Fig. 3: RD spin-splitting in chiral NPB.

a Schematic representation of a two-fold spin-degenerate electronic band in a conventional semiconductor. b, c Spin-polarized sub-bands (red: down spin; blue: up spin) separated in k-space due to the SOC and inversion asymmetry along one dimension of an RD semiconductor. \(E^ +\) and \(E^ -\) denote the inner and outer spin-polarized branches created by the RD spin-splitting. ∆E denotes the energy difference between the two branches at the characteristic momentum (k₀), and \(E_{{\mathrm{RD}}}\) is the characteristic RD energy. d A representative unit cell of the relaxed S-NPB structure in real space and e, its Brillouin zone showing the k-path in reciprocal space used for band plotting in f–h. For the theoretical structures, cell axes were chosen to be consistent for racemic, R- and S-NPB such that the stacking direction is always along the a-direction, and the inorganic layers are parallel to the b–c plane. f–h, The computed DFT+HSE06 electronic band structures of f racemic-NPB, g S-NPB, and h R-NPB shown along selected k-paths.

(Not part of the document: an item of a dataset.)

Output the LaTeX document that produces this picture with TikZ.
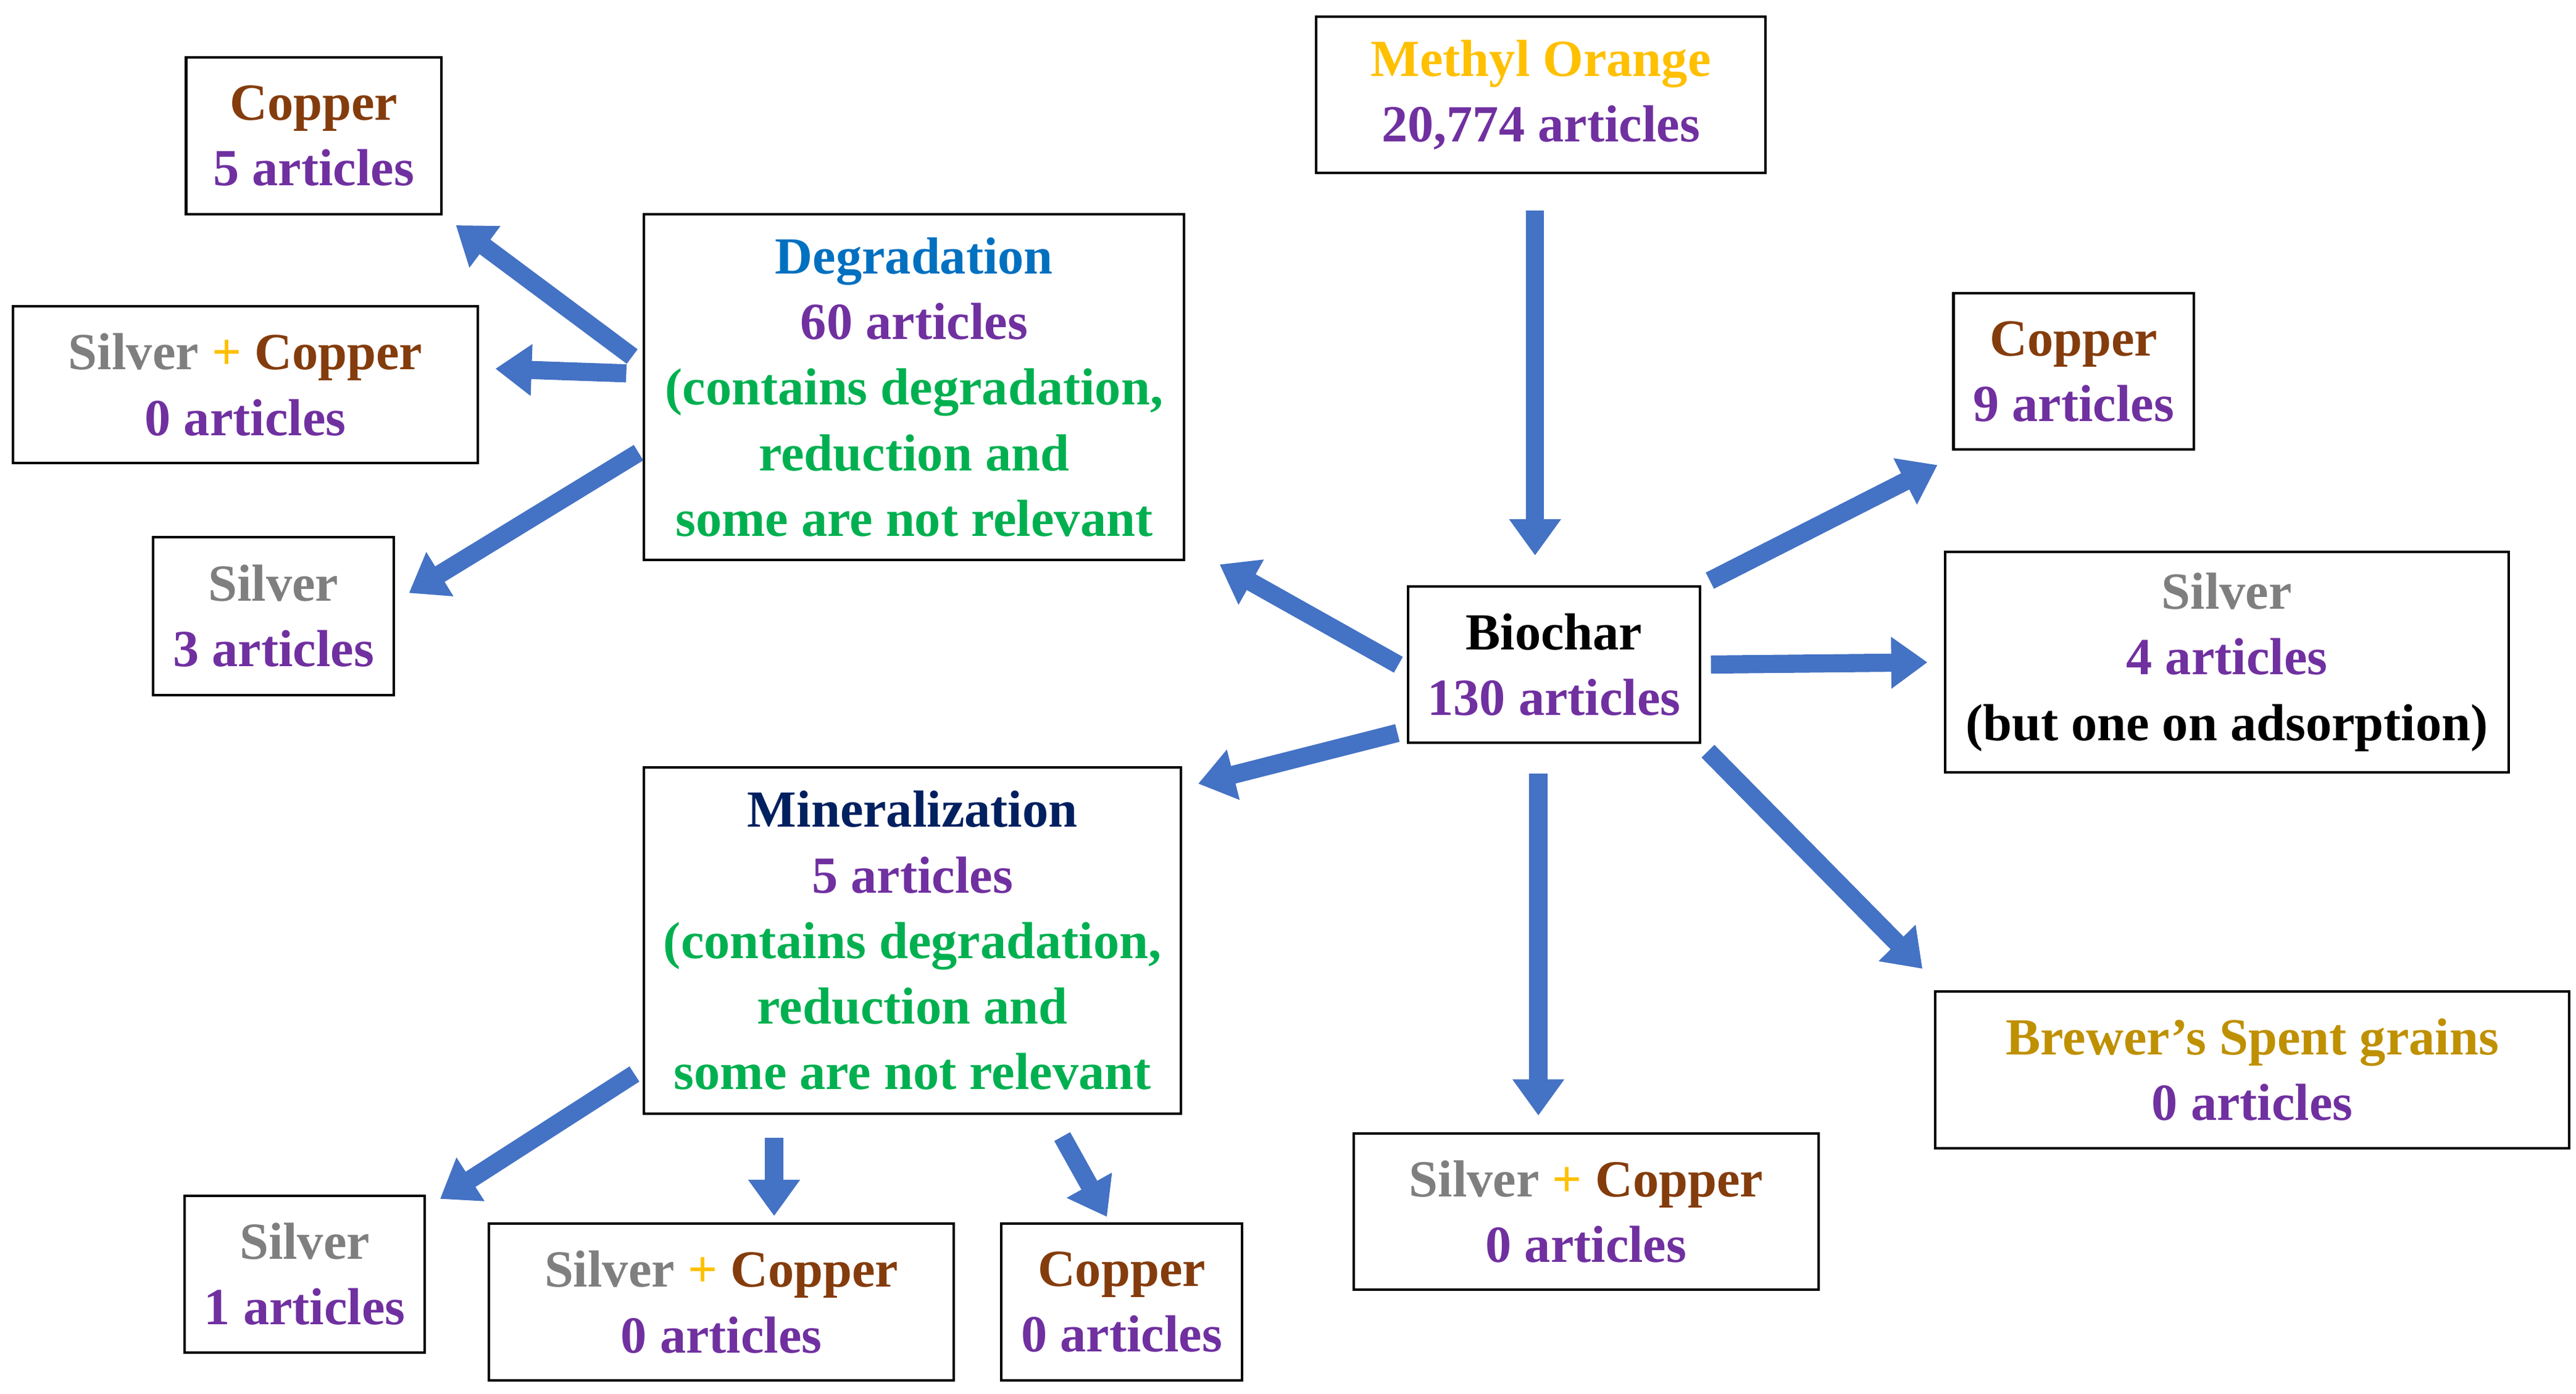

The atomic contributions to the electronic continuum bands are identified for Pb (magenta), Br (green), and organic-derived (black) states. The two-fold spin-degenerate lowest conduction band in f racemic-NPB splits into upper and lower branches in both g S-NPB and h R-NPB mainly along the Γ–Z direction of reciprocal space due to inversion asymmetry in the [PbBr₄]²⁻ perovskite layers of S-NPB and R-NPB. Full band structures of R-, S-, and racemic-NPB for all the k-paths are presented in Supplementary Fig. 13.